Museums in the Stateline Area are adapting to the COVID-19 pandemic by offering virtual tours, digitizing collections and taking safety precautions to protect in-person visitors.

The Wright Museum of Art at Beloit College typically welcomes the public to all exhibitions, gallery talks and lectures. But the pandemic quickly changed that as the school closed the museum to off-campus visitors and left museum staff to find new ways to connect with the community.

Wright Museum Curator Christa Story said she was initially “absolutely concerned” about the museum’s future but quickly pivoted in partnership with Director Joy Beckham to research the museum’s collections catalog and start on a new path forward.

“It seemed like we were just dropping everything and the future was very much unknown,” Story said. “...At the very beginning, I think we were hopeful we would at least be back by fall and wouldn’t have to reschedule too many exhibitions and programs, but even though we are ‘back’ we’ve still had to re-think many things.”

After seeing other museums begin to share collections online, Story said she knew the Wright Museum could also highlight its unique catalog of art.

“I am so thrilled that we moved forward, because as you can see, we had just made some very important acquisitions,” Story said.

The virtual Wright museum includes both exhibits and collection highlights. A permanent fixture to the virtual museum will be a tour of the Hollensteiner Gallery where highlights from the permanent collection are installed. In a video, users can hear and see talks about specific objects in the collection.

“I think first and foremost, art is good for us, and it’s important to be able to share our collection with the world,” Story said. Especially during such a tumultuous time politically, during a pandemic, it feels good to put good things out there.”

Story said the museum’s decision to digitize its collection and virtually host an online museum was a way of necessary survival as museums across the globe face the sad reality of having to close.

“Frankly, even if virtual exhibits were widely used prior to COVID-19, I still don’t think they would have been as popular—because it’s always better to see art/ exhibitions in person. But we don’t have that choice right now,” Story said.

Across the state line in Illinois, both the Burpee Museum of Natural History and the Discovery Center have taken steps to still allow in-person visitors to the Riverfront Museum Park.

At Burpee, museum staff took 360-degree museum scans to allow members to have access to the museum from home. Burpee implemented a pre-purchase system to ensure the number of visitors falls into Winnebago County Health Department guidelines, along with deep cleaning before and after guests arrive. Each day, the museum closes mid-day to clean high touch surfaces and other areas to prevent any issues with COVID-19.

An online portal created earlier this year has garnered thousands of views for those wishing to experience Burpee’s collections online. A portion of the virtual collection is available for free online, while schools and other groups can request access from the museum directly.

“We have been able to rally great community support which includes volunteers working pro bono and donors willing to help us move through this crisis,” said Executive Director Anne Weerda.
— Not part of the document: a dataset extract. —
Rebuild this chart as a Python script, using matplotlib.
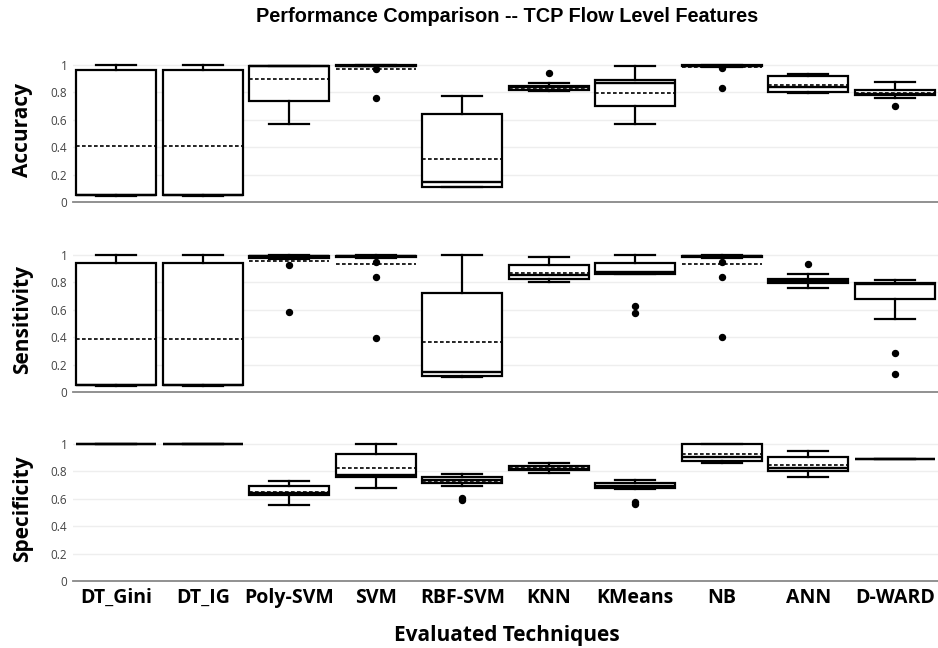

Weerda said the biggest challenge for Burpee throughout the pandemic has been managing finances in an unpredictable environment caused by the pandemic.

“With visitor numbers down, field trips and education outreach on hold, and events cancelled due to limits from the health department, we are facing a lack of income for the foreseeable future,” Weerda said. “While many of the day-to-day tasks remain the same for museum operations, the number of staff we can employ is significantly decreased due to lack of income.”

At the Discovery Center Museum, Director of Marketing Ann Marie Walker said museum staff had to re-think all cleaning procedures of the museum’s 300 exhibits to create a more robust cleaning plan.

“Now our biggest challenge is to secure revenue to keep our doors open and our programs accessible,” Walker said. “We want to remain a community resource—to be a safe place for families to come and have fun, de-stress and connect with family. Currently, it costs us more to stay open than to temporarily close again until restrictions are lifted and more families feel safe venturing out to museums and attractions.”

In the spring, Walker said museum staff switched gears to begin offering online content for families and educators, something that’s never happened before in the museum’s history, she said.

“Suddenly our educators were creating videos for virtual science demonstrations, at-home science activities, story times, sing-alongs, art projects and more,” Walker said. “Even our staff that weren’t educators contributed talents they didn’t necessarily use on their job.”

The Discovery Center is now back to offering both in-person and remote classes for students with social distancing measures in place with reduced class sizes.